Next unit was defective also. It did the same thing as the last. So, two in a row? Now I am second guessing myself. Maybe my wiring is screwed up, hmmm. So it put up with the crappy operation figuring I needed to replace the wire or dish until it eventually quit. I called and D* agreed to replace the defective unit ( it was the unit, not the wiring or dish BTW). $20 shipping and 24 more months:contract: to replace the junk they shipped to me to begin with:bang . I waited beyond the 90day warrantee thinking it was not the receiver. Screw me.

The replacement unit they sent was an R15. They never told me I was getting something else, they just sent it. It validated the the dish and wiring are fine. Man what a POS:barf: . It locked up during setup, had to reset. Time cursors don't work most of the time. NO DLBs!!! I never knew how much I used that feature unit I was without . Called D* to say I was unhappy with the R15 and all I wanted was a working R10. They forward me to a Tech to help resolve my porblems with my R15. They were promising some future software to fix my bugs. He tried to convince me that you can emulate DLB function by hittting record before I switch channel. So I treid it. On my old R10, I could hit pause switch tuner, do whatever, switch back. So in trying it on the R15, I hit record, pause, switch channels, go back. It forgets where I was. So I was told to add bookmarks. Not working for some reason, tech can't explain why. Try all over again. Unit locks up.:nono2:

So I want out. I don't want to put up with this junk. Can't get a working R10 from D* (which I really appreciate now). But, I have a fresh 24month commitment:contract: because I needed to replace the unit that was bad to begin with.:blackeye: I was sent to cancelation department. I told them under no uncertain terms I wanted out. First they reminded me of what it would cost ( $300 :flaiming )
Then when I was still insistant, they offered me a $50 credit.
Then they offered to waive my DVR fee for a year.
When I was still not buying, they offered the option for me to buy a Tivo unit somewhere else and they would give me a $150 credit to that purchase.

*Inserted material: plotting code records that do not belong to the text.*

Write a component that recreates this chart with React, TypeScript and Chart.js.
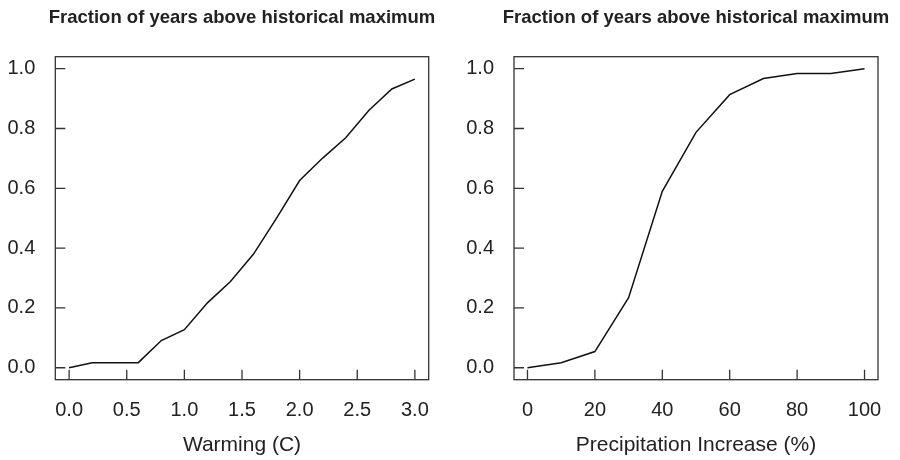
import React, { useEffect, useRef } from "react";
import { Chart, registerables } from "chart.js";

Chart.register(...registerables);

// Warming scenario: fraction of years above the historical maximum
const warmingC = [0.0, 0.2, 0.4, 0.6, 0.8, 1.0, 1.2, 1.4, 1.6, 1.8, 2.0, 2.2, 2.4, 2.6, 2.8, 3.0];
const warmingFraction = [0.0, 0.017, 0.017, 0.017, 0.091, 0.127, 0.217, 0.288, 0.38, 0.5, 0.626, 0.701, 0.769, 0.86, 0.932, 0.965];

// Precipitation scenario: fraction of years above the historical maximum
const precipIncrease = [0, 10, 20, 30, 40, 50, 60, 70, 80, 90, 100];
const precipFraction = [0.0, 0.017, 0.054, 0.234, 0.59, 0.787, 0.913, 0.967, 0.984, 0.984, 1.0];

// Axis ticks
const warmingTicks = [0, 0.5, 1.0, 1.5, 2.0, 2.5, 3.0];
const precipTicks = [0, 20, 40, 60, 80, 100];
const fractionTicks = [0, 0.2, 0.4, 0.6, 0.8, 1.0];

const panelTitle = "Fraction of years above historical maximum";
const warmingLabel = "Warming (C)";
const precipLabel = "Precipitation Increase (%)";

const FONT = '"Liberation Sans", Arial, Helvetica, sans-serif';
const TEXT = "#222";

// Draws the box around the plot region, inward tick marks and the panel heading
const framePlugin = {
  id: "panelFrame",
  afterDatasetsDraw(chart: any, _args: any, opts: any) {
    const { ctx, chartArea: a, scales } = chart;
    ctx.save();
    ctx.strokeStyle = "#333";
    ctx.lineWidth = 1.3;
    ctx.strokeRect(a.left, a.top, a.right - a.left, a.bottom - a.top);
    ctx.beginPath();
    scales.x.ticks.forEach((t: any) => {
      const px = scales.x.getPixelForValue(t.value);
      ctx.moveTo(px, a.bottom);
      ctx.lineTo(px, a.bottom - 10);
    });
    scales.y.ticks.forEach((t: any) => {
      const py = scales.y.getPixelForValue(t.value);
      ctx.moveTo(a.left, py);
      ctx.lineTo(a.left + 10, py);
    });
    ctx.stroke();
    ctx.font = `bold 18.5px ${FONT}`;
    ctx.fillStyle = TEXT;
    ctx.textAlign = "center";
    ctx.textBaseline = "middle";
    ctx.fillText(opts.text, (a.left + a.right) / 2, 17.5);
    ctx.restore();
  },
};

type PanelProps = {
  xs: number[];
  ys: number[];
  xMin: number;
  xMax: number;
  xTicks: number[];
  xDecimals: number;
  xTitle: string;
  areaLeft: number;
  areaRight: number;
};

function Panel({ xs, ys, xMin, xMax, xTicks, xDecimals, xTitle, areaLeft, areaRight }: PanelProps) {
  const ref = useRef<HTMLCanvasElement | null>(null);

  useEffect(() => {
    if (!ref.current) return;
    const tickFont = { family: FONT, size: 20 };
    const titleFont = { family: FONT, size: 21 };
    const chart = new Chart(ref.current, {
      type: "line",
      data: {
        datasets: [
          {
            data: xs.map((x, i) => ({ x, y: ys[i] })),
            borderColor: "#111",
            borderWidth: 1.5,
            pointRadius: 0,
            tension: 0,
            fill: false,
          },
        ],
      },
      options: {
        animation: false,
        responsive: false,
        devicePixelRatio: 1,
        layout: { padding: { top: 56.7, right: 450 - areaRight, bottom: 0, left: 0 } },
        plugins: {
          legend: { display: false },
          tooltip: { enabled: false },
          panelFrame: { text: panelTitle },
        } as any,
        scales: {
          x: {
            type: "linear",
            min: xMin,
            max: xMax,
            afterBuildTicks: (s: any) => {
              s.ticks = xTicks.map((v) => ({ value: v }));
            },
            afterFit: (s: any) => {
              s.height = 80.3;
            },
            grid: { display: false, drawTicks: false },
            border: { display: false },
            ticks: {
              color: TEXT,
              font: tickFont,
              padding: 18.3,
              maxRotation: 0,
              autoSkip: false,
              callback: (v: any) => Number(v).toFixed(xDecimals),
            },
            title: {
              display: true,
              text: xTitle,
              color: TEXT,
              font: titleFont,
              padding: { top: 0, bottom: 2 },
            },
          },
          y: {
            type: "linear",
            min: -0.04,
            max: 1.04,
            afterBuildTicks: (s: any) => {
              s.ticks = fractionTicks.map((v) => ({ value: v }));
            },
            afterFit: (s: any) => {
              s.width = areaLeft;
            },
            grid: { display: false, drawTicks: false },
            border: { display: false },
            ticks: {
              color: TEXT,
              font: tickFont,
              padding: 20,
              callback: (v: any) => Number(v).toFixed(1),
            },
          },
        },
      } as any,
      plugins: [framePlugin],
    });
    return () => chart.destroy();
  }, []);

  return <canvas ref={ref} width={450} height={460} style={{ display: "block", width: 450, height: 460 }} />;
}

export default function App() {
  return (
    <div style={{ position: "absolute", left: 0, top: 0, width: 900, height: 460, display: "flex", background: "#fff" }}>
      <Panel
        xs={warmingC}
        ys={warmingFraction}
        xMin={-0.12}
        xMax={3.12}
        xTicks={warmingTicks}
        xDecimals={1}
        xTitle={warmingLabel}
        areaLeft={55.3}
        areaRight={428.7}
      />
      <Panel
        xs={precipIncrease}
        ys={precipFraction}
        xMin={-4}
        xMax={104}
        xTicks={precipTicks}
        xDecimals={0}
        xTitle={precipLabel}
        areaLeft={64}
        areaRight={436.7}
      />
    </div>
  );
}
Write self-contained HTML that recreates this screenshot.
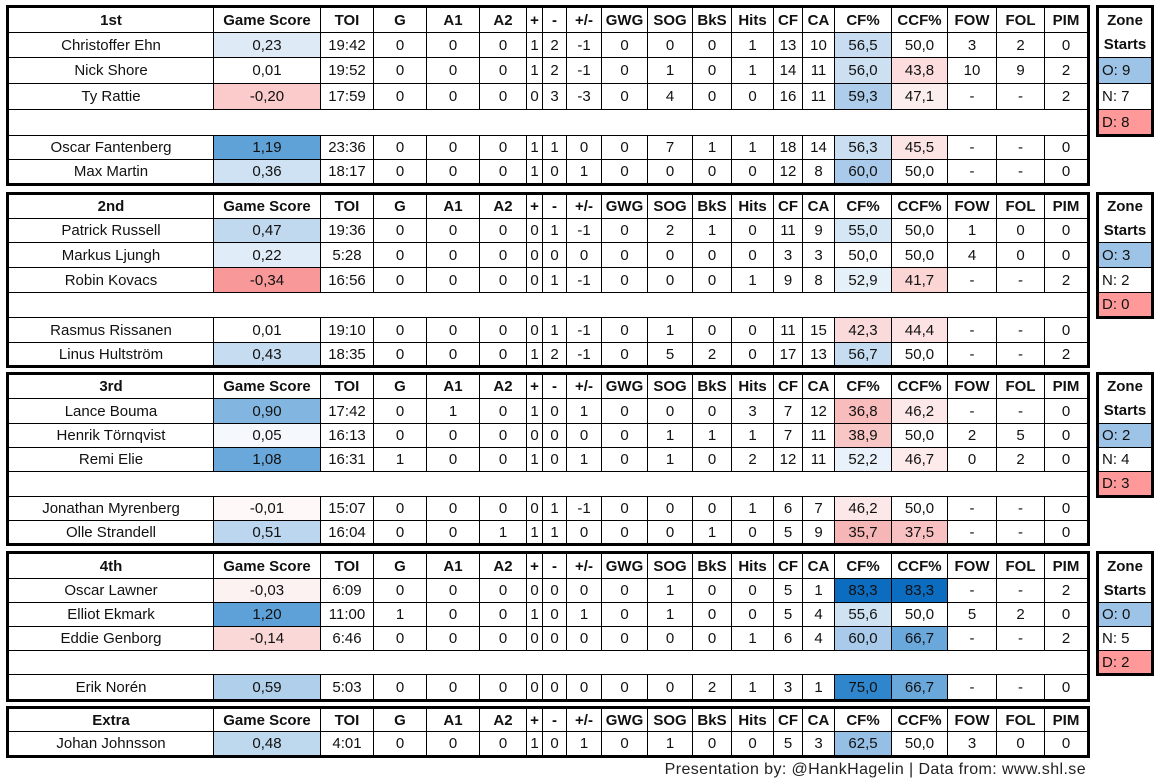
<!DOCTYPE html>
<html><head><meta charset="utf-8"><style>
body{margin:0;width:1164px;height:784px;background:#fff;position:relative;overflow:hidden;font-family:"Liberation Sans",sans-serif;font-size:15px;color:#111}
table{position:absolute;left:6px;border-collapse:collapse;table-layout:fixed;border:3px solid #000;width:1084px}
td{border:1px solid #000;padding:0;text-align:center;white-space:nowrap;overflow:hidden}
tr.h td{font-weight:bold}
td.sp{border-left:none;border-right:none}
table.z{left:1096px;width:58px}
table.z td{text-align:left;padding-left:3px}
table.z tr.h td{text-align:center;padding-left:0;border-bottom:none;border-top:none}
.foot{position:absolute;right:78px;top:761px;font-size:16px;letter-spacing:0.4px;color:#222}
</style></head><body>
<table style="top:5px">
<colgroup><col style="width:206px"><col style="width:107px"><col style="width:53px"><col style="width:53px"><col style="width:53px"><col style="width:47px"><col style="width:16px"><col style="width:24px"><col style="width:35px"><col style="width:46px"><col style="width:45px"><col style="width:39px"><col style="width:42px"><col style="width:29px"><col style="width:32px"><col style="width:57px"><col style="width:56px"><col style="width:49px"><col style="width:48px"><col style="width:44px"></colgroup>
<tr class="h" style="height:26px"><td>1st</td><td>Game Score</td><td>TOI</td><td>G</td><td>A1</td><td>A2</td><td>+</td><td>-</td><td>+/-</td><td>GWG</td><td>SOG</td><td>BkS</td><td>Hits</td><td>CF</td><td>CA</td><td>CF%</td><td>CCF%</td><td>FOW</td><td>FOL</td><td>PIM</td></tr>
<tr style="height:25px"><td>Christoffer Ehn</td><td style="background:#deebf7">0,23</td><td>19:42</td><td>0</td><td>0</td><td>0</td><td>1</td><td>2</td><td>-1</td><td>0</td><td>0</td><td>0</td><td>1</td><td>13</td><td>10</td><td style="background:#c8ddf1">56,5</td><td>50,0</td><td>3</td><td>2</td><td>0</td></tr>
<tr style="height:26px"><td>Nick Shore</td><td>0,01</td><td>19:52</td><td>0</td><td>0</td><td>0</td><td>1</td><td>2</td><td>-1</td><td>0</td><td>1</td><td>0</td><td>1</td><td>14</td><td>11</td><td style="background:#cde0f2">56,0</td><td style="background:#fcdcdc">43,8</td><td>10</td><td>9</td><td>2</td></tr>
<tr style="height:26px"><td>Ty Rattie</td><td style="background:#fbcaca">-0,20</td><td>17:59</td><td>0</td><td>0</td><td>0</td><td>0</td><td>3</td><td>-3</td><td>0</td><td>4</td><td>0</td><td>0</td><td>16</td><td>11</td><td style="background:#aecdea">59,3</td><td style="background:#fdeeee">47,1</td><td>-</td><td>-</td><td>2</td></tr>
<tr style="height:26px"><td class="sp" colspan="20"></td></tr>
<tr style="height:24px"><td>Oscar Fantenberg</td><td style="background:#5fa2d8">1,19</td><td>23:36</td><td>0</td><td>0</td><td>0</td><td>1</td><td>1</td><td>0</td><td>0</td><td>7</td><td>1</td><td>1</td><td>18</td><td>14</td><td style="background:#cadef1">56,3</td><td style="background:#fce4e4">45,5</td><td>-</td><td>-</td><td>0</td></tr>
<tr style="height:25px"><td>Max Martin</td><td style="background:#cfe2f3">0,36</td><td>18:17</td><td>0</td><td>0</td><td>0</td><td>1</td><td>0</td><td>1</td><td>0</td><td>0</td><td>0</td><td>0</td><td>12</td><td>8</td><td style="background:#a9caea">60,0</td><td>50,0</td><td>-</td><td>-</td><td>0</td></tr>
</table>
<table class="z" style="top:5px"><tr class="h" style="height:26px"><td>Zone</td></tr><tr class="h" style="height:25px"><td>Starts</td></tr><tr style="height:26px"><td style="background:#9dc3e6">O: 9</td></tr><tr style="height:26px"><td>N: 7</td></tr><tr style="height:26px"><td style="background:#ff9999">D: 8</td></tr></table>

<table style="top:192px">
<colgroup><col style="width:206px"><col style="width:107px"><col style="width:53px"><col style="width:53px"><col style="width:53px"><col style="width:47px"><col style="width:16px"><col style="width:24px"><col style="width:35px"><col style="width:46px"><col style="width:45px"><col style="width:39px"><col style="width:42px"><col style="width:29px"><col style="width:32px"><col style="width:57px"><col style="width:56px"><col style="width:49px"><col style="width:48px"><col style="width:44px"></colgroup>
<tr class="h" style="height:25px"><td>2nd</td><td>Game Score</td><td>TOI</td><td>G</td><td>A1</td><td>A2</td><td>+</td><td>-</td><td>+/-</td><td>GWG</td><td>SOG</td><td>BkS</td><td>Hits</td><td>CF</td><td>CA</td><td>CF%</td><td>CCF%</td><td>FOW</td><td>FOL</td><td>PIM</td></tr>
<tr style="height:24px"><td>Patrick Russell</td><td style="background:#c0d9ee">0,47</td><td>19:36</td><td>0</td><td>0</td><td>0</td><td>0</td><td>1</td><td>-1</td><td>0</td><td>2</td><td>1</td><td>0</td><td>11</td><td>9</td><td style="background:#d5e6f4">55,0</td><td>50,0</td><td>1</td><td>0</td><td>0</td></tr>
<tr style="height:25px"><td>Markus Ljungh</td><td style="background:#e0ecf7">0,22</td><td>5:28</td><td>0</td><td>0</td><td>0</td><td>0</td><td>0</td><td>0</td><td>0</td><td>0</td><td>0</td><td>0</td><td>3</td><td>3</td><td>50,0</td><td>50,0</td><td>4</td><td>0</td><td>0</td></tr>
<tr style="height:25px"><td>Robin Kovacs</td><td style="background:#f89898">-0,34</td><td>16:56</td><td>0</td><td>0</td><td>0</td><td>0</td><td>1</td><td>-1</td><td>0</td><td>0</td><td>0</td><td>1</td><td>9</td><td>8</td><td style="background:#e6f0f9">52,9</td><td style="background:#fbd4d4">41,7</td><td>-</td><td>-</td><td>2</td></tr>
<tr style="height:25px"><td class="sp" colspan="20"></td></tr>
<tr style="height:25px"><td>Rasmus Rissanen</td><td>0,01</td><td>19:10</td><td>0</td><td>0</td><td>0</td><td>0</td><td>1</td><td>-1</td><td>0</td><td>1</td><td>0</td><td>0</td><td>11</td><td>15</td><td style="background:#fadada">42,3</td><td style="background:#fce2e2">44,4</td><td>-</td><td>-</td><td>0</td></tr>
<tr style="height:24px"><td>Linus Hultström</td><td style="background:#c6dcf0">0,43</td><td>18:35</td><td>0</td><td>0</td><td>0</td><td>1</td><td>2</td><td>-1</td><td>0</td><td>5</td><td>2</td><td>0</td><td>17</td><td>13</td><td style="background:#c6dcf0">56,7</td><td>50,0</td><td>-</td><td>-</td><td>2</td></tr>
</table>
<table class="z" style="top:192px"><tr class="h" style="height:25px"><td>Zone</td></tr><tr class="h" style="height:24px"><td>Starts</td></tr><tr style="height:25px"><td style="background:#9dc3e6">O: 3</td></tr><tr style="height:25px"><td>N: 2</td></tr><tr style="height:25px"><td style="background:#ff9999">D: 0</td></tr></table>

<table style="top:372px">
<colgroup><col style="width:206px"><col style="width:107px"><col style="width:53px"><col style="width:53px"><col style="width:53px"><col style="width:47px"><col style="width:16px"><col style="width:24px"><col style="width:35px"><col style="width:46px"><col style="width:45px"><col style="width:39px"><col style="width:42px"><col style="width:29px"><col style="width:32px"><col style="width:57px"><col style="width:56px"><col style="width:49px"><col style="width:48px"><col style="width:44px"></colgroup>
<tr class="h" style="height:25px"><td>3rd</td><td>Game Score</td><td>TOI</td><td>G</td><td>A1</td><td>A2</td><td>+</td><td>-</td><td>+/-</td><td>GWG</td><td>SOG</td><td>BkS</td><td>Hits</td><td>CF</td><td>CA</td><td>CF%</td><td>CCF%</td><td>FOW</td><td>FOL</td><td>PIM</td></tr>
<tr style="height:25px"><td>Lance Bouma</td><td style="background:#82b6e1">0,90</td><td>17:42</td><td>0</td><td>1</td><td>0</td><td>1</td><td>0</td><td>1</td><td>0</td><td>0</td><td>0</td><td>3</td><td>7</td><td>12</td><td style="background:#f8bcbc">36,8</td><td style="background:#fce8e8">46,2</td><td>-</td><td>-</td><td>0</td></tr>
<tr style="height:24px"><td>Henrik Törnqvist</td><td style="background:#f5f9fd">0,05</td><td>16:13</td><td>0</td><td>0</td><td>0</td><td>0</td><td>0</td><td>0</td><td>0</td><td>1</td><td>1</td><td>1</td><td>7</td><td>11</td><td style="background:#f9c6c6">38,9</td><td>50,0</td><td>2</td><td>5</td><td>0</td></tr>
<tr style="height:24px"><td>Remi Elie</td><td style="background:#6aa8dc">1,08</td><td>16:31</td><td>1</td><td>0</td><td>0</td><td>1</td><td>0</td><td>1</td><td>0</td><td>1</td><td>0</td><td>2</td><td>12</td><td>11</td><td style="background:#e9f1fa">52,2</td><td style="background:#fdeaea">46,7</td><td>0</td><td>2</td><td>0</td></tr>
<tr style="height:25px"><td class="sp" colspan="20"></td></tr>
<tr style="height:24px"><td>Jonathan Myrenberg</td><td style="background:#fef8f8">-0,01</td><td>15:07</td><td>0</td><td>0</td><td>0</td><td>0</td><td>1</td><td>-1</td><td>0</td><td>0</td><td>0</td><td>1</td><td>6</td><td>7</td><td style="background:#fce8e8">46,2</td><td>50,0</td><td>-</td><td>-</td><td>0</td></tr>
<tr style="height:24px"><td>Olle Strandell</td><td style="background:#bbd6ee">0,51</td><td>16:04</td><td>0</td><td>0</td><td>1</td><td>1</td><td>1</td><td>0</td><td>0</td><td>0</td><td>1</td><td>0</td><td>5</td><td>9</td><td style="background:#f7b6b6">35,7</td><td style="background:#f8c0c0">37,5</td><td>-</td><td>-</td><td>0</td></tr>
</table>
<table class="z" style="top:372px"><tr class="h" style="height:25px"><td>Zone</td></tr><tr class="h" style="height:25px"><td>Starts</td></tr><tr style="height:24px"><td style="background:#9dc3e6">O: 2</td></tr><tr style="height:24px"><td>N: 4</td></tr><tr style="height:25px"><td style="background:#ff9999">D: 3</td></tr></table>

<table style="top:551px">
<colgroup><col style="width:206px"><col style="width:107px"><col style="width:53px"><col style="width:53px"><col style="width:53px"><col style="width:47px"><col style="width:16px"><col style="width:24px"><col style="width:35px"><col style="width:46px"><col style="width:45px"><col style="width:39px"><col style="width:42px"><col style="width:29px"><col style="width:32px"><col style="width:57px"><col style="width:56px"><col style="width:49px"><col style="width:48px"><col style="width:44px"></colgroup>
<tr class="h" style="height:26px"><td>4th</td><td>Game Score</td><td>TOI</td><td>G</td><td>A1</td><td>A2</td><td>+</td><td>-</td><td>+/-</td><td>GWG</td><td>SOG</td><td>BkS</td><td>Hits</td><td>CF</td><td>CA</td><td>CF%</td><td>CCF%</td><td>FOW</td><td>FOL</td><td>PIM</td></tr>
<tr style="height:24px"><td>Oscar Lawner</td><td style="background:#fdf2f2">-0,03</td><td>6:09</td><td>0</td><td>0</td><td>0</td><td>0</td><td>0</td><td>0</td><td>0</td><td>1</td><td>0</td><td>0</td><td>5</td><td>1</td><td style="background:#0b6cc0">83,3</td><td style="background:#0b6cc0">83,3</td><td>-</td><td>-</td><td>2</td></tr>
<tr style="height:24px"><td>Elliot Ekmark</td><td style="background:#5ea1d8">1,20</td><td>11:00</td><td>1</td><td>0</td><td>0</td><td>1</td><td>0</td><td>1</td><td>0</td><td>1</td><td>0</td><td>0</td><td>5</td><td>4</td><td style="background:#d0e3f3">55,6</td><td>50,0</td><td>5</td><td>2</td><td>0</td></tr>
<tr style="height:24px"><td>Eddie Genborg</td><td style="background:#fbd8d8">-0,14</td><td>6:46</td><td>0</td><td>0</td><td>0</td><td>0</td><td>0</td><td>0</td><td>0</td><td>0</td><td>0</td><td>1</td><td>6</td><td>4</td><td style="background:#a9caea">60,0</td><td style="background:#6aa8dc">66,7</td><td>-</td><td>-</td><td>2</td></tr>
<tr style="height:24px"><td class="sp" colspan="20"></td></tr>
<tr style="height:26px"><td>Erik Norén</td><td style="background:#b0cfeb">0,59</td><td>5:03</td><td>0</td><td>0</td><td>0</td><td>0</td><td>0</td><td>0</td><td>0</td><td>0</td><td>2</td><td>1</td><td>3</td><td>1</td><td style="background:#2f86cc">75,0</td><td style="background:#6aa8dc">66,7</td><td>-</td><td>-</td><td>0</td></tr>
</table>
<table class="z" style="top:551px"><tr class="h" style="height:26px"><td>Zone</td></tr><tr class="h" style="height:24px"><td>Starts</td></tr><tr style="height:24px"><td style="background:#9dc3e6">O: 0</td></tr><tr style="height:24px"><td>N: 5</td></tr><tr style="height:24px"><td style="background:#ff9999">D: 2</td></tr></table>

<table style="top:706px">
<colgroup><col style="width:206px"><col style="width:107px"><col style="width:53px"><col style="width:53px"><col style="width:53px"><col style="width:47px"><col style="width:16px"><col style="width:24px"><col style="width:35px"><col style="width:46px"><col style="width:45px"><col style="width:39px"><col style="width:42px"><col style="width:29px"><col style="width:32px"><col style="width:57px"><col style="width:56px"><col style="width:49px"><col style="width:48px"><col style="width:44px"></colgroup>
<tr class="h" style="height:24px"><td>Extra</td><td>Game Score</td><td>TOI</td><td>G</td><td>A1</td><td>A2</td><td>+</td><td>-</td><td>+/-</td><td>GWG</td><td>SOG</td><td>BkS</td><td>Hits</td><td>CF</td><td>CA</td><td>CF%</td><td>CCF%</td><td>FOW</td><td>FOL</td><td>PIM</td></tr>
<tr style="height:25px"><td>Johan Johnsson</td><td style="background:#bed8ee">0,48</td><td>4:01</td><td>0</td><td>0</td><td>0</td><td>1</td><td>0</td><td>1</td><td>0</td><td>1</td><td>0</td><td>0</td><td>5</td><td>3</td><td style="background:#96bfe5">62,5</td><td>50,0</td><td>3</td><td>0</td><td>0</td></tr>
</table>
<div class="foot">Presentation by: @HankHagelin | Data from: www.shl.se</div>
</body></html>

Had to think about the last offer. At least they were trying but, I think I am going to pass because I will be going to HD very soon. I looking at whats available the Vip622 is leading HR20. And, I am still POed at D* :new_cussi


----------



## DVRRRGH (Jan 17, 2007)

Wow. DTV is a bit like Cold War East Germany. They choose to work hard to obstruct people from leaving rather than trying to make them happy or content enough to stay. I'm still with them. Waiting to reap my deal with them, which, by the way was $10/month for 12 mos refunded to me, so long as I stay with them. It hardly seems like enough now that my R15 is buggier than ever and reboots by itself if I use the Rewind feature. 

So, should I call DTV and tell them and have them reneg on the $10/month deal because they might have found a loophole (Aha! You have a bad hard drive er summin' sucker!). Or should I go by another R15 and put the crappy one in another room and keep dancing with the Devil? 

God, how I hate DirecTV. It's not the crappy hardware. It's how they treat you when you get bothered enough by their crappy hardware to call them. They treat you like a misbehaving tenant rather than a customer.


----------